The Etiquette of Having Multiple People Walk You Down the Aisle

Break a tradition and start your own.

Bride and Groom at Ceremony Altar
Photo: Corbin Gurkin

You don't have to have seen Father of the Bride a dozen or so times to know about the time-honored tradition of the father walking his daughter down the aisle at her wedding. But the reality is that this scenario is not ideal for everyone. Not everyone has a father-or father figure-in their life and, even if they do, they may choose to have someone else escort them down the aisle. "Years ago, marriages were arranged by the father of the bride, mainly because daughters were considered 'property' of the family," explains Deb Erb, wedding and event planner at Simply Events Inc. "In order to marry a daughter, the groom needed to either sign a contract or give something tangible to the family of the bride (maybe a goat or cow)." As you can see, this tradition is far from making sense in today's day and age.

While it's perfectly normal to choose to go the traditional route, there are plenty of other options if you'd like to switch things up. In fact, these days more and more brides are choosing to walk down the aisle with more than one person. As Erb explains, the only etiquette necessary is for the bride to communicate well. "Parents and family need to allow the bride to choose who she feels most comfortable with and then support who decisions." Here are some common ways or planning and carrying out who walks you down the aisle on your wedding day.

Your mother and father.

In many cultures, it's traditional to have both the mother and father walk their daughter down the aisle. Some brides may find this more suitable rather than choosing just one parent to do the honor. If you prefer to be escorted by both your mom and dad, Erb says go for it!

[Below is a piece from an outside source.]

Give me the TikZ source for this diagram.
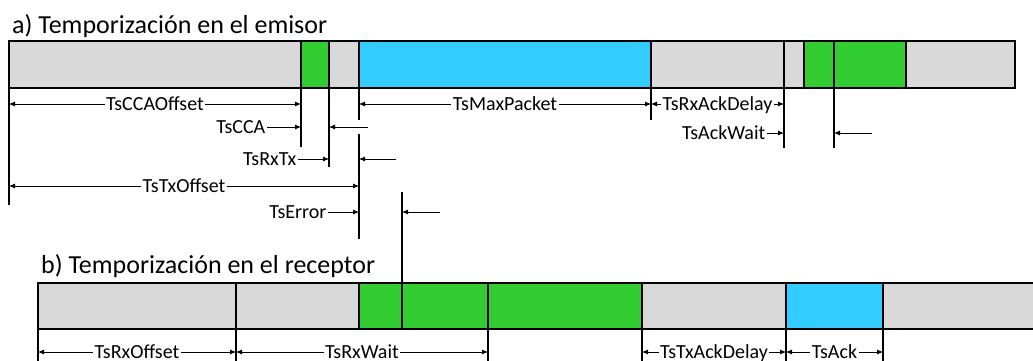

Your parents and grandparents.

Though it's not customary, there's nothing wrong with having a train of people escort you down the aisle, if that's what you wish for as the bride. After all, it's your special day. If your grandparents are still alive and well, why not give them the honor of escorting you down the aisle-either alone or accompanying your parents.

Your stepfather and father.

Erb points out that some brides choose to start down the aisle with their stepfather and then meet up with their father in the middle and walk the rest of the way with him. Whether you choose this option or decide to switch it around, it's completely up to you. You may even choose to have both escort you the entire way.

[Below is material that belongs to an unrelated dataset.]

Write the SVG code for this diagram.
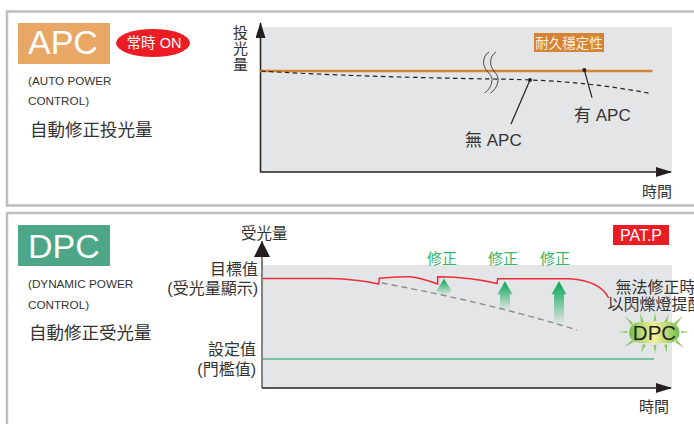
<svg xmlns="http://www.w3.org/2000/svg" width="694" height="424" viewBox="0 0 694 424">
<style>
text{font-family:"Liberation Sans","Noto Sans CJK TC",sans-serif;fill:#333}
.sub{font-size:11.700px}
.zh{font-size:17.500px}
.ax{font-size:15px}
.lb{font-size:16px}
.big{font-size:34px;fill:#fff}
.fix{font-size:15px;fill:#39b56a}
.axis{stroke:#231f20;stroke-width:1.500;fill:none}
.plot{fill:#e4e5e7}
.ray{fill:#8cc963}
</style>
<defs>
<marker id="ah" markerUnits="userSpaceOnUse" markerWidth="16" markerHeight="10" refX="15" refY="5" orient="auto"><path d="M0 0L16 5L0 10Z" fill="#231f20"/></marker>
<linearGradient id="g1" x1="0" y1="0" x2="0" y2="1"><stop offset="0" stop-color="#00a651"/><stop offset="1" stop-color="#00a651" stop-opacity="0"/></linearGradient>
<linearGradient id="g2" x1="0" y1="0" x2="1" y2="0"><stop offset="0" stop-color="#6fbf4a"/><stop offset=".25" stop-color="#b9d977"/><stop offset=".5" stop-color="#f4f29a"/><stop offset=".75" stop-color="#b9d977"/><stop offset="1" stop-color="#6fbf4a"/></linearGradient>
</defs>
<rect width="694" height="424" fill="#fff"/>
<g id="panel-apc">
<path d="M696 11.500H7V205.500H696" fill="none" stroke="#bcbec0" stroke-width="2.500"/>
<rect x="18" y="23" width="92" height="41" fill="#e8a765"/>
<text class="big" x="28" y="54">APC</text>
<ellipse cx="153" cy="43" rx="37" ry="14" fill="#ed1c24"/>
<text x="154" y="48" text-anchor="middle" style="font-size:14.500px;fill:#fff">常時 ON</text>
<text class="sub" x="28" y="85">(AUTO POWER</text>
<text class="sub" x="28" y="105">CONTROL)</text>
<text class="zh" x="30" y="136">自動修正投光量</text>
<rect class="plot" x="261" y="27" width="411" height="145"/>
<text class="ax" x="233" y="37.500">投</text><text class="ax" x="233" y="53.500">光</text><text class="ax" x="233" y="69.500">量</text>
<text class="ax" x="642" y="197">時間</text>
</g>
<g id="panel-dpc">
<path d="M696 213H7V426" fill="none" stroke="#bcbec0" stroke-width="2.500"/>
<rect x="18" y="225" width="92" height="41" fill="#4da688"/>
<text class="big" x="28" y="258">DPC</text>
<text class="sub" x="28" y="288">(DYNAMIC POWER</text>
<text class="sub" x="28" y="309">CONTROL)</text>
<text class="zh" x="29" y="339">自動修正受光量</text>
<rect class="plot" x="263" y="265" width="409" height="123"/>
<text class="ax" x="241" y="239" style="font-size:15.500px">受光量</text>
<text class="lb" x="258" y="275" text-anchor="end">目標值</text>
<text class="lb" x="258" y="294" text-anchor="end">(受光量顯示)</text>
<text class="lb" x="256" y="355" text-anchor="end">設定值</text>
<text class="lb" x="256" y="375" text-anchor="end">(門檻值)</text>
<rect x="613" y="225" width="56" height="20" fill="#ed1c24"/>
<text x="641" y="241" text-anchor="middle" style="font-size:16px;fill:#fff">PAT.P</text>
<text class="fix" x="427" y="264">修正</text>
<text class="fix" x="488" y="264">修正</text>
<text class="fix" x="540" y="264">修正</text>
<text class="ax" x="639" y="412">時間</text>
<text x="615.500" y="293" style="font-size:16px">無法修正時</text>
<text x="607.500" y="310" style="font-size:16px">以閃爍燈提醒</text>
</g>
<g id="connectors">
<path d="M260.500 172V23" class="axis" marker-end="url(#ah)"/>
<path d="M260 172H671" class="axis" marker-end="url(#ah)"/>
<path d="M262 388V241" style="stroke:#58595b;stroke-width:1.500;fill:none"/>
<path d="M262 241L254 257H270Z" fill="#231f20"/>
<path d="M262 388H671" class="axis" marker-end="url(#ah)"/>
<path d="M260 71H652.500" stroke="#d58436" stroke-width="2.500" fill="none"/>
<path d="M261 71C320 75 420 78 494 79S610 86 651 93.500" stroke="#231f20" stroke-width="1.200" stroke-dasharray="4.500 3.500" fill="none"/>
<path d="M489 52C484 55 482 62 485 68C488 73 493 76 492 81C491 87 488 91 484.300 93M496 52C491 55 489 62 492 68C495 73 499 76 498 81C497 87 494 91 490.300 93" stroke="#231f20" stroke-width=".8" fill="none"/>
<path d="M530 80L511 124M584.300 70L592 97.700" stroke="#231f20" stroke-width="1.200" fill="none"/>
<circle cx="530" cy="80" r="2" fill="#231f20"/>
<circle cx="584.300" cy="70" r="2" fill="#231f20"/>
<path d="M263 278.500H330C350 279 365 281 378.700 284L379.300 278.300C390 277 400 276.500 410 276.700C420 278 430 281 437.700 284V276.700C460 277 480 279 497 283.500L497.700 278.700H570C590 280 603 287 608.700 298" stroke="#ed2d3a" stroke-width="1.500" fill="none"/>
<path d="M382 283C425 291 500 306 577 330" stroke="#8a8c8e" stroke-width="1.400" stroke-dasharray="6 4" fill="none"/>
<path d="M263 359H654" stroke="#5ab58a" stroke-width="1.500" fill="none"/>
<path d="M444 278.700L452 291.300H449.500V295H438.500V291.300H436Z" fill="url(#g1)"/>
<path d="M505 281.300L512.500 294.300H510V310H500V294.300H497.500Z" fill="url(#g1)"/>
<path d="M559 281.300L566.500 294.300H564V324H554V294.300H551.500Z" fill="url(#g1)"/>
</g>
<g id="tag-durable">
<rect x="534" y="33" width="70" height="19" fill="#d58436"/>
<text x="569" y="48" text-anchor="middle" style="font-size:13.500px;fill:#fbeedd">耐久穩定性</text>
</g>
<g id="label-no-apc"><text x="465" y="146" style="font-size:17px">無 APC</text></g>
<g id="label-with-apc"><text x="574" y="121" style="font-size:17px">有 APC</text></g>
<g id="dpc-lamp">
<path class="ray" d="M625 316L633 323L631 325ZM640 313L644 322L641 323ZM655 312L656.500 321H653.500ZM669 314L667 323L664 322ZM683 316L676 325L674 323ZM618 332L627 331V333ZM690 332L681 331V333ZM624 347L632 340L634 342ZM641 353L643 344L646 345ZM655 354L653.500 345H656.500ZM667 353L664 345L667 344ZM684 348L675 342L677 340Z"/>
<rect x="629" y="322" width="50.500" height="21" rx="10.500" fill="url(#g2)"/>
<text x="654.500" y="340" text-anchor="middle" style="font-size:20.500px;fill:#231f20">DPC</text>
</g>
</svg>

Bottom line: Choose whomever is closest to you

Perhaps you're not all that close with either of your parents-and you're footing the bill for your own wedding anyway. Do you still need to ask them to escort you down the aisle? Erb says no. "Brides can choose whomever they feel is most important in their lives." Whether that's your brother, best friend, cousin, or one of your soon-to-be in-laws, that decision is entirely up to you.